The political folks like Dave Plouffe need to understand the policy Tim Geithner is pushing is in direct contradiction with their political strategy of taking on Wall Street and will blow up badly in their faces. You can’t give the Wall Street guys the ultimate sweetheart deal, and then try to run against Wall Street, or run as fighting for the middle class. As my old boss Bill Clinton used to say, that dog just won’t hunt. – Mike Lux
Just yesterday David Plouffe said Mitt Romney “has no core” on Meet the Press. Oh, the irony.
It’s hard to argue with Lux’s point about Obama, which he makes up front: I know Barack Obama is a far superior President to any of the extremist lunatics in the Republican Party: I definitely prefer a sane, intelligent President to one of those turkeys.
Team Obama thinks Pres. Obama can run for reelection by preening they’re taking on Wall Street, while simultaneously sucking up to these fat cats by taking as much money from them as they can. “Morning Joe” is going after Obama on this daily.
There is no way Pres. Obama can also act like he understands the Occupy Wall Street protests while finding no problem with benefiting from their cash.
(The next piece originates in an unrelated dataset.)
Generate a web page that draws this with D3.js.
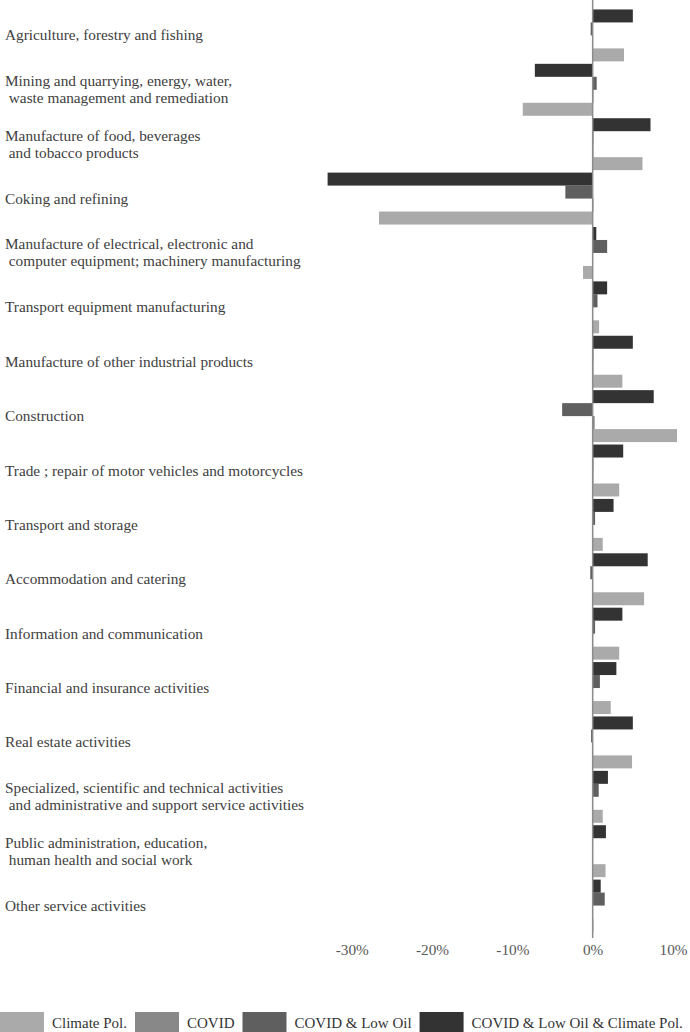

Mike’s piece is a must read.
This banking deal that I have been writing about for the last week was the subject of a great piece by Gretchen Morgenson in the New York Times, and as more details emerge, it looks even worse than a lot of us who have been following this issue thought it would be. We already knew that the $25 billion fund being created would only cover 5 percent of the underwater mortgage foreclosure problem, but Morgenson reports that most of the $25 billion isn’t from the banks themselves, but from taxpayers. A dozen banks would contribute a grand total of $3.5 to 5 billion toward the settlement, pocket change for massive companies that apparently approved their foreclosure mill law firms likely committing over 1,000,000 counts of perjury in the robo-signing process. The rest of the money, about $20 billion, would come in the form of “credits” banks essentially give themselves if they agree to reduce a certain amount of the principal owed on mortgages. We don’t know the details yet, but given that all banks in the home lending industry write down some mortgages, unless the details are tough on the banks (a phrase not generally heard of among regulators in this era), this will be giving banks credit for mortgages they would be writing down anyway. And if they don’t end up writing down as much as they project, they probably won’t end up being penalized for it given the history of programs like HAMP.
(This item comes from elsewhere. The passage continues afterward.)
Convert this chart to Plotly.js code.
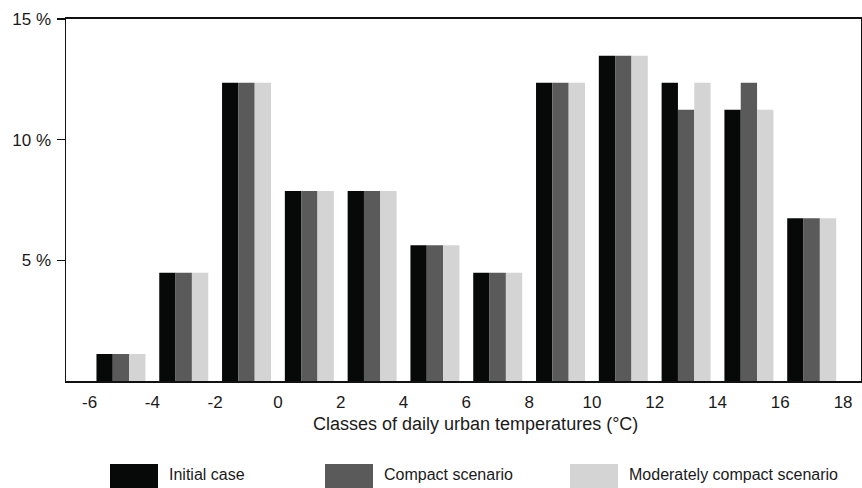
<!DOCTYPE html>
<html>
<head>
<meta charset="utf-8">
<script src="https://cdn.plot.ly/plotly-3.0.1.min.js"></script>
<style>html,body{margin:0;padding:0;background:#fff;}#chart{width:862px;height:488px;}</style>
</head>
<body>
<div id="chart"></div>
<script>
// Class centres (°C) for each 2-degree temperature class
const classCentres = [-5, -3, -1, 1, 3, 5, 7, 9, 11, 13, 15, 17];
// Share of days per class (%)
const initialCase = [1.12, 4.49, 12.36, 7.87, 7.87, 5.62, 4.49, 12.36, 13.48, 12.36, 11.24, 6.74];
const compactScenario = [1.12, 4.49, 12.36, 7.87, 7.87, 5.62, 4.49, 12.36, 13.48, 11.24, 12.36, 6.74];
const moderatelyCompact = [1.12, 4.49, 12.36, 7.87, 7.87, 5.62, 4.49, 12.36, 13.48, 12.36, 11.24, 6.74];
const seriesNames = ["Initial case", "Compact scenario", "Moderately compact scenario"];
const xTickVals = [-6, -4, -2, 0, 2, 4, 6, 8, 10, 12, 14, 16, 18];
const xTickText = ["-6", "-4", "-2", "0", "2", "4", "6", "8", "10", "12", "14", "16", "18"];
const yTickVals = [5, 10, 15];
const yTickText = ["5 %", "10 %", "15 %"];
const xTitle = "Classes of daily urban temperatures (°C)";

const colors = ["#070909", "#5a5a5a", "#d4d4d4"];
const FONT = "Liberation Sans, Arial, sans-serif";

const seriesValues = [initialCase, compactScenario, moderatelyCompact];
const traces = seriesValues.map((vals, i) => ({
  type: "bar",
  x: classCentres,
  y: vals,
  name: seriesNames[i],
  marker: {color: colors[i], line: {width: 0}},
  hoverinfo: "x+y+name"
}));

// plot-area geometry helpers for legend placement (paper coords)
const L = 66, R = 1, T = 19, B = 107, W = 862, H = 488;
const pw = W - L - R, ph = H - T - B;
const px = v => (v - L) / pw;
const py = v => (H - B - v) / ph;

const legendX = [[110, 158, 167], [325, 373, 382], [570, 618, 627]];
const shapes = [];
const annotations = [];
legendX.forEach((lx, i) => {
  shapes.push({type: "rect", xref: "paper", yref: "paper",
    x0: px(lx[0]), x1: px(lx[1]), y0: py(488), y1: py(464),
    fillcolor: colors[i], line: {width: 0}});
  annotations.push({xref: "paper", yref: "paper", x: px(lx[2]), y: py(475),
    xanchor: "left", yanchor: "middle", showarrow: false, text: seriesNames[i],
    font: {family: FONT, size: 16, color: "#1a1a1a"}});
});
annotations.push({xref: "paper", yref: "paper", x: px(475), y: py(424),
  xanchor: "center", yanchor: "middle", showarrow: false, text: xTitle,
  font: {family: FONT, size: 18, color: "#1a1a1a"}});

const layout = {
  width: W, height: H,
  margin: {l: L, r: R, t: T, b: B, pad: 0},
  paper_bgcolor: "#fff", plot_bgcolor: "#fff",
  font: {family: FONT, size: 17, color: "#1a1a1a"},
  showlegend: false,
  barmode: "group", bargap: 0.22, bargroupgap: 0,
  xaxis: {
    range: [-6.75, 18.57], tickvals: xTickVals, ticktext: xTickText, ticks: "",
    showgrid: false, zeroline: false,
    showline: true, linecolor: "#111", linewidth: 2, mirror: true,
    ticklabelstandoff: 5,
    tickfont: {family: FONT, size: 17, color: "#1a1a1a"}
  },
  yaxis: {
    range: [0, 15], tickvals: yTickVals, ticktext: yTickText,
    ticks: "outside", ticklen: 8, tickwidth: 1.5, tickcolor: "#111",
    showgrid: false, zeroline: false,
    showline: true, linecolor: "#111", linewidth: 1.5, mirror: true,
    ticklabelstandoff: 2,
    tickfont: {family: FONT, size: 17, color: "#1a1a1a"}
  },
  shapes: shapes,
  annotations: annotations
};

Plotly.newPlot("chart", traces, layout, {staticPlot: true, displayModeBar: false});
</script>
</body>
</html>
And in exchange for the pocket change penalty and agreeing to get credit for doing what they would have done anyway (which would be very big of them), banks would be given legal immunity for all those perjury counts and all the other fraudulent activity done through the MERS corporation — a shell corporation set up by the biggest banks to help them securitize all those mortgages into the financial products that caused the housing bubble and financial panic of 2008.
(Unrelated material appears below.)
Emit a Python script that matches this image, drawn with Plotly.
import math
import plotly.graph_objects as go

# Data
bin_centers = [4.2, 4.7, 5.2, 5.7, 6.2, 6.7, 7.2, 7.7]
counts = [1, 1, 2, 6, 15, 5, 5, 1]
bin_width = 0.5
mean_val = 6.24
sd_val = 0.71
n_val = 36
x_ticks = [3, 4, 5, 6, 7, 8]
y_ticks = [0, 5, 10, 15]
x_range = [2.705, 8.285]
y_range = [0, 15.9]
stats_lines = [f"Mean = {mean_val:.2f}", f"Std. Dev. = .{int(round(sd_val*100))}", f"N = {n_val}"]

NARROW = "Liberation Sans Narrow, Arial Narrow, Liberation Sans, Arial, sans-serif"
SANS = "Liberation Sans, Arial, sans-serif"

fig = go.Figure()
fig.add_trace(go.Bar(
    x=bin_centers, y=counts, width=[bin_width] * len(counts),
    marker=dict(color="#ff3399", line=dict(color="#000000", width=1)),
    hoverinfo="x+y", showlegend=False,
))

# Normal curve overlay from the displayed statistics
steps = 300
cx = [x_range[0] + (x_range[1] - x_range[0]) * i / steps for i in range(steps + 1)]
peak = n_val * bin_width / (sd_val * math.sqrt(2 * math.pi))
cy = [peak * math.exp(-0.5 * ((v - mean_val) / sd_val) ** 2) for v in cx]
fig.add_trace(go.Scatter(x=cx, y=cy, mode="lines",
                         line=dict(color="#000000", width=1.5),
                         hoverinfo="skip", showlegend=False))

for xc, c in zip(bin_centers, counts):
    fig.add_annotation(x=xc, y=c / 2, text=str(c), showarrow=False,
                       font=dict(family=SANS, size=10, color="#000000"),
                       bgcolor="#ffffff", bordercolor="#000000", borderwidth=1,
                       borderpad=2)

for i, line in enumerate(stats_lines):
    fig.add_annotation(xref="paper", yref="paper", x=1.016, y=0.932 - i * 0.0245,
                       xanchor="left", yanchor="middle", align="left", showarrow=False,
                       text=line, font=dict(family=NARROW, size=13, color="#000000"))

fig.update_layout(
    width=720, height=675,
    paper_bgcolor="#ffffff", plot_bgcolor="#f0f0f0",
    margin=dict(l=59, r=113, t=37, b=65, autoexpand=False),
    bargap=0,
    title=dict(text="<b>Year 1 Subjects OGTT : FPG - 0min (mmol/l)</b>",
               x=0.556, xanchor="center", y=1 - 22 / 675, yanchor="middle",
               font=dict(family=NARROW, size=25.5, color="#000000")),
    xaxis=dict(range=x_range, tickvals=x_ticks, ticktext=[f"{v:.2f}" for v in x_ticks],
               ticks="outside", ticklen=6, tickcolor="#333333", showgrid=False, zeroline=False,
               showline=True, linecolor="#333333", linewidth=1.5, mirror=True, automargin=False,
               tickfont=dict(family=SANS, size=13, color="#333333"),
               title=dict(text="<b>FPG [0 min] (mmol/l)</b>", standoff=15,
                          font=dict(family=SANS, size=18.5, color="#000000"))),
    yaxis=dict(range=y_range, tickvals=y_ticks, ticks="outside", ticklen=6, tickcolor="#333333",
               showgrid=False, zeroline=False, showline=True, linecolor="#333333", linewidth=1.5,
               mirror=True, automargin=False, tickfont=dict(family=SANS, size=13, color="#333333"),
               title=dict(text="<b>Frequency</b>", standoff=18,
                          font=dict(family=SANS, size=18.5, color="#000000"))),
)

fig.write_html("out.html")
[...] But if the administration rams through this ultimate in Wall Street sweetheart deals — a laughably pocket change fine combined with “credit” for what they would have done anyway, at the expense for a get out of jail free card for 1 million counts of perjury and a wide range of other potential fraud — they will have zero credibility to run as the tough on Wall Street candidate. ZERO. And look, it won’t be just me who will notice how bad this deal is — and I’m a ton more sympathetic to the President than many of the people who will. Reporters like Morgenson will keep blasting away. Economists like former IMF chief economist Simon Johnson and Nobel Prize winners Joseph Stiglitz and Paul Krugman will be outraged. The tens of thousands of people occupying cities all across America will turn on the White House. The millions who have signed online petitions on Wall Street issues will be devastated. Organizations that are usually Obama’s allies like labor and MoveOn.org will likely condemn the deal. And at the end of that entire outcry, they will have no credibility left to ever tell voters they are tough on Wall Street.
The problem here is that though Pres. Obama has said on the stump that 2012 won’t be as sexy as 2008, his top political aides have not internalized this very real reality. They evidently think they can get away with saying one thing in public and do another politically.
Do they think people are stupid?
Even after the publicity surrounding Occupy Wall Street, somehow the message just hasn’t sunk in at the White House or Obama reelect. Somebody’s stupid all right, but it’s not the American public.